Elisabetta Ambrosi: This year the Turin Book Fair has chosen to honor Israel on its sixtieth anniversary of statehood. Novelists David Grossman, A.B. Yehoshua, Amos Oz and Etgar Keret, among others, are invited. The Paris Book Fair has also invited Israel as its guest of honor. What do you think of these decisions, which are now vigorously debated?
Mitchell Cohen: I think it is the right decision in both cases. Israel has had a remarkable history, often tumultuous, sometimes unhappy, but remarkable nonetheless. Its ties to Europe are profound and important. Israel was created in response to centuries of persecution and therefore deserves solidarity. That is not the same thing as supporting all Israeli policies, just as having sympathy for the plight of Palestinians ought is not to be confused with apologetics for every act done by a Palestinian. It is not just Europe and Israel that gain when the Jewish state is honored at these book fairs. The Middle East peace process gains too. Israel has a vibrant literary culture and it is worth noting that many of the Israeli authors who are invited are outspoken doves and supporters of Israeli-Palestinian reconciliation. Unfortunately, there is a campaign these days from within parts of the western intellectual world, especially within parts of the left, to de-legitimize the Jewish state. This campaign is wrong-headed, often slanderous, and betrays the best ideals of the left and democracy.

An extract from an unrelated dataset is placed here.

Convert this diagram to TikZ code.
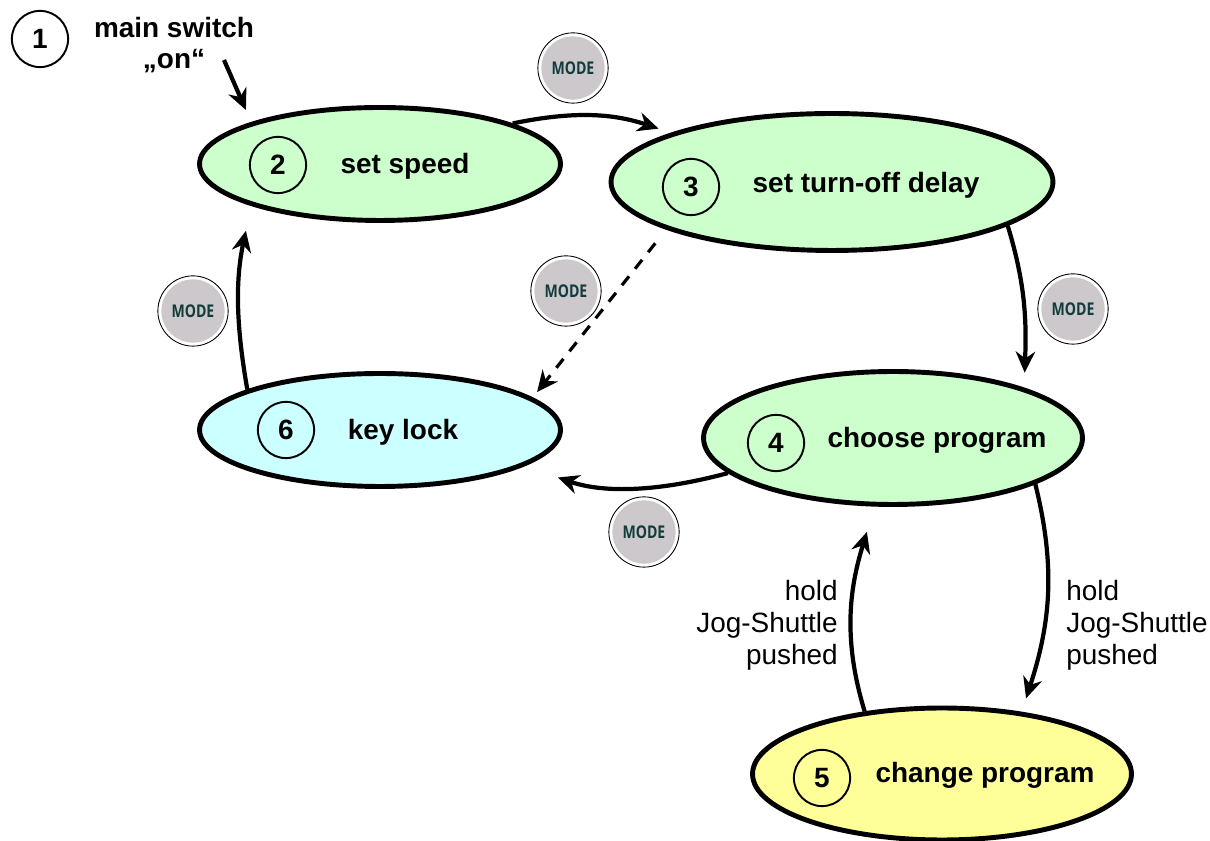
\documentclass[tikz,border=0pt]{standalone}
\usepackage{fontspec}
\setmainfont{Liberation Sans}
\newfontfamily\modefont[FakeStretch=0.8]{Open Sans}
\usetikzlibrary{arrows.meta,shapes.geometric}
\definecolor{stategreen}{HTML}{CCFFCC}
\definecolor{statecyan}{HTML}{CCFFFF}
\definecolor{stateyellow}{HTML}{FFFF99}
\definecolor{modegrey}{HTML}{CCC8CC}
\definecolor{modeteal}{HTML}{123C3C}
\tikzset{
  statebox/.style={ellipse,draw,line width=2.8pt,inner sep=0pt},
  numbox/.style={circle,draw,line width=1.1pt,minimum size=32pt,inner sep=0pt,font=\fontsize{15.9}{18}\selectfont\bfseries},
  namebox/.style={inner sep=0pt,align=center,font=\fontsize{15.9}{18.1}\selectfont\bfseries},
  holdbox/.style={inner sep=0pt,font=\fontsize{15.9}{18.1}\selectfont},
  modekey/.style={circle,draw,line width=0.5pt,fill=white,minimum size=40pt,inner sep=0pt,text=modeteal,
    path picture={\fill[modegrey] (path picture bounding box.center) circle (18pt);},
    font=\modefont\fontsize{10}{12}\selectfont\bfseries},
  flow/.style={-{Stealth[length=12pt,width=11pt]},line width=2.4pt}
}
\begin{document}
\begin{tikzpicture}[x=0.02cm,y=0.02cm]
\useasboundingbox (0,0) rectangle (1210,841);

\node[statebox,fill=stategreen,minimum width=7.22cm,minimum height=2.26cm] (speed) at (380,677) {};
\node[statebox,fill=stategreen,minimum width=8.84cm,minimum height=2.74cm] (delay) at (832,659) {};
\node[statebox,fill=stategreen,minimum width=7.58cm,minimum height=2.66cm] (choose) at (893,403) {};
\node[statebox,fill=stateyellow,minimum width=7.58cm,minimum height=2.64cm] (change) at (942,67) {};
\node[statebox,fill=statecyan,minimum width=7.22cm,minimum height=2.26cm] (lock) at (380,411) {};

\foreach \a/\x/\y in {1/40/802,2/278/676,3/691/654,4/776/398,5/822/63,6/286/411} {\node[numbox] (num\a) at (\x,\y) {\a};}
\foreach \a/\x/\y in {a/573/773,b/566/550,c/193/530,d/1073/532,e/644/309} {\node[modekey] (mode\a) at (\x,\y) {MODE};}

\node[namebox] (mainlabel) at (174,796) {main switch\\„on“};
\node[namebox] (speedlabel) at (405,675) {set speed};
\node[namebox] (delaylabel) at (866,656) {set turn-off delay};
\node[namebox] (chooselabel) at (937,401) {choose program};
\node[namebox] (changelabel) at (985,66) {change program};
\node[namebox] (locklabel) at (403,409) {key lock};
\node[holdbox,align=right,anchor=east] (holdleft) at (838,216) {hold\\Jog-Shuttle\\pushed};
\node[holdbox,align=left,anchor=west] (holdright) at (1066,216) {hold\\Jog-Shuttle\\pushed};

\coordinate (switchend) at (224,781);
\draw[flow,shorten >=7.5pt] (switchend) -- (speed.162);
\draw[flow,shorten >=7.5pt] (speed.17) to[bend left=15] (delay.163);
\draw[flow,shorten >=8.5pt] (delay.-14) to[out=-73,in=88] (choose.21.5);
\draw[flow,shorten >=20pt] (choose.192) to[out=195,in=-19] (lock.-14);
\draw[flow,shorten >=8pt] (choose.-18.2) to[out=-76,in=72] (change.38.6);
\draw[flow,shorten >=15pt] (change.141) to[out=107,in=253] (choose.-105);
\draw[flow,shorten >=14.5pt] (lock.163.5) to[out=100,in=258] (speed.198);
\draw[-{Stealth[length=12pt,width=11pt]},line width=1.8pt,dash pattern=on 6.5pt off 5.5pt,shorten <=10pt,shorten >=4pt] (delay.196.6) -- (lock.12);

\end{tikzpicture}
\end{document}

I say this, indeed I would insist on this, as an American leftist who has in fact opposed many Israeli policies, especially the settlements, for decades. When these anti-Israeli campaigners hiss at the ‘Zionists,’ they remind me of American neo-conservatives hissing at ‘leftists.’ The hiss itself should tell you that there is something wrong. And note the fact that attempts in Britain to boycott Israeli universities were thwarted because they contravened anti-discrimination laws. From a political point of view, the efforts were also ridiculous. Israeli universities have been major bastions of dovish sentiment.

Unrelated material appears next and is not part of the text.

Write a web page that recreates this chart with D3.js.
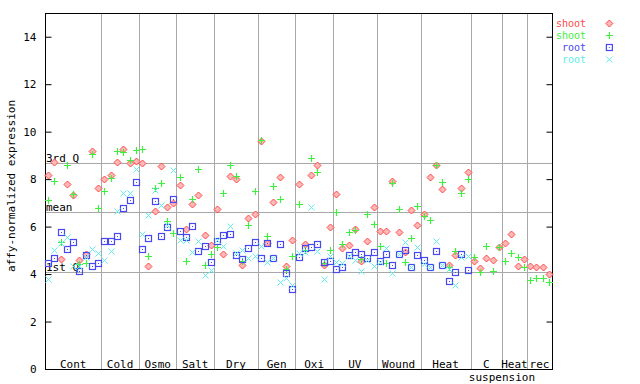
<!DOCTYPE html>
<html><head><meta charset="utf-8">
<script src="https://cdn.jsdelivr.net/npm/d3@7"></script>
<style>
html,body{margin:0;padding:0;background:#fff;}
text{font-family:"DejaVu Sans Mono",monospace;font-size:11px;}
</style></head>
<body><svg id="c" width="640" height="384"></svg>
<script>
// ---- data ----
const groupLabels = ["Cont","Cold","Osmo","Salt","Dry","Gen","Oxi","UV","Wound","Heat","C","Heat","rec"];
const groupSubLabels = ["","","","","","","","","","","suspension","",""];
const groupSizes = [9,6,6,6,7,6,6,7,7,8,5,4,4];

const shootRed = [8.17,8.72,4.63,7.79,7.34,4.58,4.84,9.19,7.63,
  8.01,8.18,8.72,9.28,8.69,8.77,
  8.69,4.33,6.65,8.55,6.82,6.99,
  7.75,5.89,6.95,7.32,5.64,5.23,
  6.73,4.84,8.13,8.00,4.37,6.35,6.52,
  9.61,5.30,7.03,8.08,4.33,5.43,
  7.79,5.26,8.17,8.59,4.37,5.98,
  7.37,5.09,5.22,5.89,4.54,5.38,6.82,
  5.81,5.81,7.92,5.76,4.92,6.69,6.06,
  6.52,8.08,8.59,7.58,4.37,4.79,7.62,8.29,
  4.54,4.25,4.67,4.58,5.13,
  5.30,5.68,4.33,4.63,
  4.33,4.29,4.29,3.99];
const shootGreen = [7.11,7.92,5.36,8.59,7.37,4.44,4.48,9.05,6.79,
  7.49,8.04,9.19,9.14,8.80,9.22,
  9.26,4.75,7.62,7.83,6.23,5.72,
  8.08,4.54,7.16,8.42,4.37,4.84,
  5.13,7.41,8.59,8.13,4.54,6.06,7.49,
  9.66,5.60,7.70,7.16,4.20,4.75,
  6.95,5.01,8.88,8.29,4.46,5.01,
  6.61,5.26,5.76,5.85,4.63,6.52,6.10,
  5.17,4.46,7.83,6.73,4.50,5.51,6.86,
  6.44,6.27,8.59,7.87,4.29,4.96,7.41,8.00,
  4.71,4.08,5.17,4.12,5.13,
  4.54,4.88,4.71,4.29,
  3.74,3.82,3.82,3.66];
const rootBlue = [4.47,4.67,5.76,5.05,5.34,4.12,4.79,4.33,4.47,
  5.38,5.38,5.61,6.78,7.11,7.87,
  5.05,5.51,7.07,5.60,5.98,7.16,
  5.81,5.55,6.02,4.96,5.17,4.50,
  5.38,5.64,5.68,4.79,4.63,5.09,5.34,
  4.67,5.30,4.67,5.26,4.03,3.36,
  4.71,5.09,5.13,5.26,4.50,4.54,
  4.20,4.29,4.79,4.92,4.84,4.67,4.92,
  4.54,4.84,4.37,4.84,5.01,4.29,4.79,
  4.58,4.29,4.96,4.37,3.70,4.08,4.84,4.16];
const rootCyan = [3.78,5.01,5.30,5.55,4.33,4.35,4.71,5.05,4.88,
  4.58,4.96,6.65,7.41,7.41,8.42,
  5.69,6.48,7.54,6.90,6.06,8.38,
  5.43,5.43,4.92,5.38,3.95,4.16,
  5.43,5.17,6.02,4.88,5.01,4.67,4.75,
  5.17,4.50,4.67,3.66,3.82,3.53,
  4.88,4.92,6.82,4.96,3.78,4.75,
  4.50,4.46,4.75,4.58,4.12,4.58,4.33,
  4.50,5.09,4.04,4.84,5.34,4.29,5.13,
  4.42,4.29,5.38,4.37,4.22,3.53,4.71,4.75];

const statLabels = ["3rd Q","mean","1st Q"];
const statValues = [8.69,6.61,4.08];
const yTicks = [0,2,4,6,8,10,12,14];
const seriesNames = ["shoot","shoot","root","root"];

// ---- layout ----
const L=45, R=552, T=13, B=369;
const nSamples = shootRed.length;
const svg = d3.select("#c");
const x = d3.scaleLinear().domain([0,nSamples]).range([L,R]);
const y = d3.scaleLinear().domain([0,15]).range([B,T]);
const grey = "#a8a8a8";

// group boundaries
const bounds = [];
let acc = 0;
groupSizes.forEach(s => { bounds.push([acc, acc+s]); acc += s; });

// vertical separators
svg.append("g").selectAll("line").data(bounds.slice(0,-1)).join("line")
  .attr("x1",d=>Math.round(x(d[1]))+0.5).attr("x2",d=>Math.round(x(d[1]))+0.5)
  .attr("y1",T).attr("y2",B).attr("stroke",grey).attr("stroke-width",1);

// stat lines
svg.append("g").selectAll("line").data(statValues).join("line")
  .attr("x1",L).attr("x2",R)
  .attr("y1",d=>Math.round(y(d))+0.5).attr("y2",d=>Math.round(y(d))+0.5)
  .attr("stroke",grey).attr("stroke-width",1);
svg.append("g").selectAll("text").data(statValues).join("text")
  .attr("x",L+1).attr("y",d=>Math.round(y(d))-1)
  .attr("fill","#000").text((d,i)=>statLabels[i]);

// axes
const axL = d3.axisLeft(y).tickValues(yTicks).tickSizeInner(-6).tickSizeOuter(0).tickPadding(9).tickFormat(d3.format("d"));
const gL = svg.append("g").attr("transform",`translate(${L+0.5},0)`).call(axL);
gL.select(".domain").remove();
gL.selectAll("text").style("font-family","DejaVu Sans Mono").style("font-size","11px").attr("fill","#000");
const axR = d3.axisRight(y).tickValues(yTicks).tickSizeInner(-6).tickSizeOuter(0).tickFormat("");
const gR = svg.append("g").attr("transform",`translate(${R+0.5},0)`).call(axR);
gR.select(".domain").remove();

// border
svg.append("rect").attr("x",L+0.5).attr("y",T+0.5).attr("width",R-L).attr("height",B-T)
  .attr("fill","none").attr("stroke","#000").attr("stroke-width",1);

// group labels
svg.append("g").selectAll("text").data(bounds).join("text")
  .attr("x",d=>x((d[0]+d[1])/2)).attr("y",368).attr("text-anchor","middle")
  .text((d,i)=>groupLabels[i]);
svg.append("g").selectAll("text").data(bounds).join("text")
  .attr("x",d=>x(d[1])).attr("y",381).attr("text-anchor","middle")
  .text((d,i)=>groupSubLabels[i]);

// y title
svg.append("text").attr("transform","translate(15,186) rotate(-90)")
  .attr("text-anchor","middle").text("affy-normalized expression");

// markers
const colors = ["#ff4848","#40ee40","#4848f0","#60eeee"];
const cx = i => x(i+0.5);
function diamond(g, data, col){
  g.selectAll("path").data(data).join("path")
   .attr("d",(d,i)=>{const X=Math.round(cx(i))+0.5,Y=Math.round(y(d))+0.5;return `M${X},${Y-3.5}L${X+3.5},${Y}L${X},${Y+3.5}L${X-3.5},${Y}Z`;})
   .attr("fill","#ffb8b8").attr("stroke",col).attr("stroke-width",1);
}
function plus(g, data, col){
  g.selectAll("path").data(data).join("path")
   .attr("d",(d,i)=>{const X=Math.round(cx(i))+0.5,Y=Math.round(y(d))+0.5;return `M${X-3.5},${Y}H${X+3.5}M${X},${Y-3.5}V${Y+3.5}`;})
   .attr("fill","none").attr("stroke",col).attr("stroke-width",1.2);
}
function square(g, data, col){
  const s = g.selectAll("g").data(data).join("g")
   .attr("transform",(d,i)=>`translate(${Math.round(cx(i))},${Math.round(y(d))})`);
  s.append("rect").attr("x",-2.5).attr("y",-2.5).attr("width",6).attr("height",6)
   .attr("fill","none").attr("stroke",col).attr("stroke-width",1.2);
  s.append("rect").attr("x",0).attr("y",0).attr("width",1).attr("height",1).attr("fill",col);
}
function cross(g, data, col){
  g.selectAll("path").data(data).join("path")
   .attr("d",(d,i)=>{const X=Math.round(cx(i))+0.5,Y=Math.round(y(d))+0.5;return `M${X-3},${Y-3}L${X+3},${Y+3}M${X-3},${Y+3}L${X+3},${Y-3}`;})
   .attr("fill","none").attr("stroke",col).attr("stroke-width",1);
}
diamond(svg.append("g"), shootRed, colors[0]);
plus(svg.append("g"), shootGreen, colors[1]);
square(svg.append("g"), rootBlue, colors[2]);
cross(svg.append("g"), rootCyan, colors[3]);

// legend
const legY = [23,35,47,59];
const lg = svg.append("g");
lg.selectAll("text").data(seriesNames).join("text")
  .attr("x",586).attr("y",(d,i)=>legY[i]+3.5).attr("text-anchor","end")
  .style("font-size","10px")
  .attr("fill",(d,i)=>colors[i]).text(d=>d);
const shift = 609-cx(0);
diamond(lg.append("g").attr("transform",`translate(${shift},0)`), [y.invert(legY[0])], colors[0]);
plus(lg.append("g").attr("transform",`translate(${shift},0)`), [y.invert(legY[1])], colors[1]);
square(lg.append("g").attr("transform",`translate(${shift},0)`), [y.invert(legY[2])], colors[2]);
cross(lg.append("g").attr("transform",`translate(${shift},0)`), [y.invert(legY[3])], colors[3]);
</script></body></html>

Israel’s sixtieth anniversary should be celebrated and Israeli-Palestinian peace should be sought at the same time. If the only thing you can say to Israelis—and especially to their literary doves—is that a Jewish state incarnates evil, that Israelis should have no place of honor anywhere at any time, that Israelis are the original sinners of the world, that only Jews have no legitimate claim to the right of self-determination, then don’t expect Israelis to listen to you if you urge compromises on them. If your real point is that the state of Israel should not exist, they won’t listen to you either. And they shouldn’t. If your real point is a peace settlement based on a fair compromise, for example the idea of two states—one Israeli and Palestinian—then they should listen to you.
EA: In a recent email exchange, Martha Nussbaum, a liberal and very moderate voice, said she disagreed with the decision to invite only Israeli writers to the Turin and Paris Fairs. “I don’t see why,” she writes. “Palestinian academics need all the help they can get, given the bad state of their universities, so I am all in favor of inviting them to all conferences. No, I still don’t think it’s an ideological request; it’s like saying, don’t have conferences that are whites only or men only. Assuming that there are competent people in the other group, as I know there are in Palestine, it is a just demand for equal inclusion.” Tariq Ali has likewise asked, “Why did the Turin Book Fair not invite Palestinians in equal numbers. Thirty Israelis and thirty Palestinians writers might have been seen as a positive and peaceful gesture and a positive debate might have taken place.” Do you consider this request to be legitimate or does it represent an excess of political correctness?
M.C.: I have great esteem for Martha Nussbaum’s work—I am happy to say that you can read some of it in Dissent which I help edit—but I don’t agree at all with her approach here. It takes the Turin controversy out of context: the context is a campaign across borders to de-legitimize one state and apply standards to this one state that are applied to nobody else. A book fair should be able to honor Israel like any other state. Obviously there is no reason why Palestinian scholars – or, for that matter, Israeli Arabs as well as Israeli Jews — shouldn’t be invited to a book fair honoring Israel to discuss Israeli literature and also to argue about Israeli policies. But there is every reason to oppose a campaign that aims to hound Israel and Israelis everywhere and that is what is involved here.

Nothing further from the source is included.